Does anybody enter into a market without wanting to increase the concentration of wealth (not just cash, remember) in their hands? We usually define enterprises without a profit motive as explicitly non-market - charities and public services, for example.
 
When it is possible to have a return of investment greater than the economic growth, the concentration of wealth is a mathematical certainty.

which is why we hear the word re-distribution so much whether through government programmes with taxes or limits placed on market share or imposition of royalties for using natural resources. They are designed to spread around peoples fair share
 
When it is possible to have a return of investment greater than the economic growth, the concentration of wealth is a mathematical certainty.

This is incorrect for a number of reasons.

One, Piketty's argument (that's who you're lifting this from) is that if return on capital ownership over the longer term - like, multiple generations - is greater than the rate of economic growth over the same period, then inheritance will predominate over income as a method of wealth accumulation. The mere possibility of earning a return on investment greater than economic growth guarantees nothing.

Even if those conditions are satisfied, that says nothing about the 'certainty' (much less the 'mathematical certainty'!) of concentration of wealth, because 1) people can concentrate wealth through other means and 2) there are plenty of potential countervailing forces that can prevent wealth from becoming concentrated even given the conditions Piketty lays out there. Like, for example, a robustly progressive taxation regime (which Piketty argues for in his book!) could counteract this and prevent too much concentration of wealth.

In any case, this argument isn't actually a refutation of mine, even if it were correct, because you still would need to show that those conditions which led to the 'mathematical certainty' of wealth concentration sprang 'naturally' from markets - a very tall order.
 
Even if those conditions are satisfied, that says nothing about the 'certainty' (much less the 'mathematical certainty'!) of concentration of wealth, because 1) people can concentrate wealth through other means and 2) there are plenty of potential countervailing forces that can prevent wealth from becoming concentrated even given the conditions Piketty lays out there. Like, for example, a robustly progressive taxation regime (which Piketty argues for in his book!) could counteract this and prevent too much concentration of wealth.

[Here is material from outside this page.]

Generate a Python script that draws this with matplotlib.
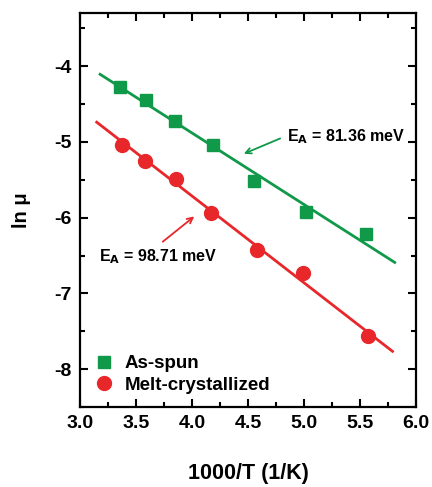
import numpy as np
import matplotlib.pyplot as plt
from matplotlib.ticker import MultipleLocator

plt.rcParams['font.family'] = ['Liberation Sans', 'DejaVu Sans']
plt.rcParams['font.weight'] = 'bold'
plt.rcParams['axes.unicode_minus'] = False

# data
x_spun = np.array([3.36, 3.59, 3.85, 4.19, 4.55, 5.02, 5.55])
y_spun = np.array([-4.27, -4.45, -4.73, -5.04, -5.52, -5.93, -6.22])
x_melt = np.array([3.38, 3.58, 3.86, 4.17, 4.58, 4.99, 5.57])
y_melt = np.array([-5.04, -5.25, -5.49, -5.94, -6.42, -6.73, -7.56])
ea_spun = 81.36   # meV
ea_melt = 98.71
fit_x_spun = [3.18, 5.81]
fit_x_melt = [3.15, 5.79]

green = '#11994a'
red = '#e8272b'
kB = 8.617e-5  # eV/K


def arrhenius_line(x, y, ea, xr):
    # slope fixed by activation energy, intercept through data mean
    slope = -ea * 1e-3 / kB / 1000
    b = y.mean() - slope * x.mean()
    xr = np.array(xr)
    return xr, b + slope * xr


fig = plt.figure(figsize=(4.32, 4.87), dpi=100)
ax = fig.add_axes([0.185, 0.164, 0.778, 0.809])

lx, ly = arrhenius_line(x_spun, y_spun, ea_spun, fit_x_spun)
ax.plot(lx, ly, color=green, lw=2)
lx, ly = arrhenius_line(x_melt, y_melt, ea_melt, fit_x_melt)
ax.plot(lx, ly, color=red, lw=2)

ax.plot(x_spun, y_spun, 's', color=green, ms=9, ls='none', label='As-spun')
ax.plot(x_melt, y_melt, 'o', color=red, ms=10, ls='none', label='Melt-crystallized')

ax.annotate('', xy=(4.44, -5.17), xytext=(4.81, -4.94),
            arrowprops=dict(arrowstyle='->', color=green, lw=1.3))
ax.text(4.85, -4.93, r'E$_\mathbf{A}$ = 81.36 meV', fontsize=11.5,
        fontweight='bold', va='center')
ax.annotate('', xy=(4.04, -5.96), xytext=(3.72, -6.34),
            arrowprops=dict(arrowstyle='->', color=red, lw=1.3))
ax.text(3.17, -6.52, r'E$_\mathbf{A}$ = 98.71 meV', fontsize=11.5,
        fontweight='bold', va='center')

ax.set_xlim(3.0, 6.0)
ax.set_ylim(-8.5, -3.3)
ax.xaxis.set_major_locator(MultipleLocator(0.5))
ax.xaxis.set_minor_locator(MultipleLocator(0.25))
ax.yaxis.set_major_locator(MultipleLocator(1))
ax.yaxis.set_minor_locator(MultipleLocator(0.5))
ax.tick_params(which='both', direction='in', top=True, right=True, width=1.5)
ax.tick_params(which='major', length=6, labelsize=14, pad=6)
ax.tick_params(which='minor', length=3.5)
for s in ax.spines.values():
    s.set_linewidth(1.6)

ax.set_xlabel('1000/T (1/K)', fontsize=15.5, fontweight='bold', labelpad=22)
ax.set_ylabel('ln μ', fontsize=14.5, fontweight='bold', labelpad=17)

ax.legend(loc='lower left', frameon=False, handletextpad=0.5,
          borderaxespad=0.3, labelspacing=0.25, handlelength=1.2,
          prop={'weight': 'bold', 'size': 13.5})

fig.savefig('out.png', dpi=100)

This seems to imply that we live in a meritocratic society where anyone can accumulate as much wealth as they can. This isn't true of course, and it wouldn't be true even with higher taxes on the rich, because they would still control the means by which wealth is produced, and would therefore be constantly concentrating wealth in their own hands

well, please do tell... or is it a secret. ;)

It's not a matter of correct or incorrect, in my view- it's too theoretical for that.

But please, let's hear your definition.

Workers control of the means of production, which you might notice, has nothing to do with social democracy or the public sector of the economy

The question is loaded. Markets are too universal to human experience for there to be one 'objective' of participating in them. People participate in markets for all kinds of reasons.

The reasons why people trade in markets can still be boiled down to wanting an increase of wealth and power, regardless of when or where the markets are. The capitalist mode of production especially forces people to depend on markets for survival, taking away control over every aspect of their lives if they refuse to trade, which makes it so that everyone is forced to try to constantly increase their wealth (and thus purchasing power).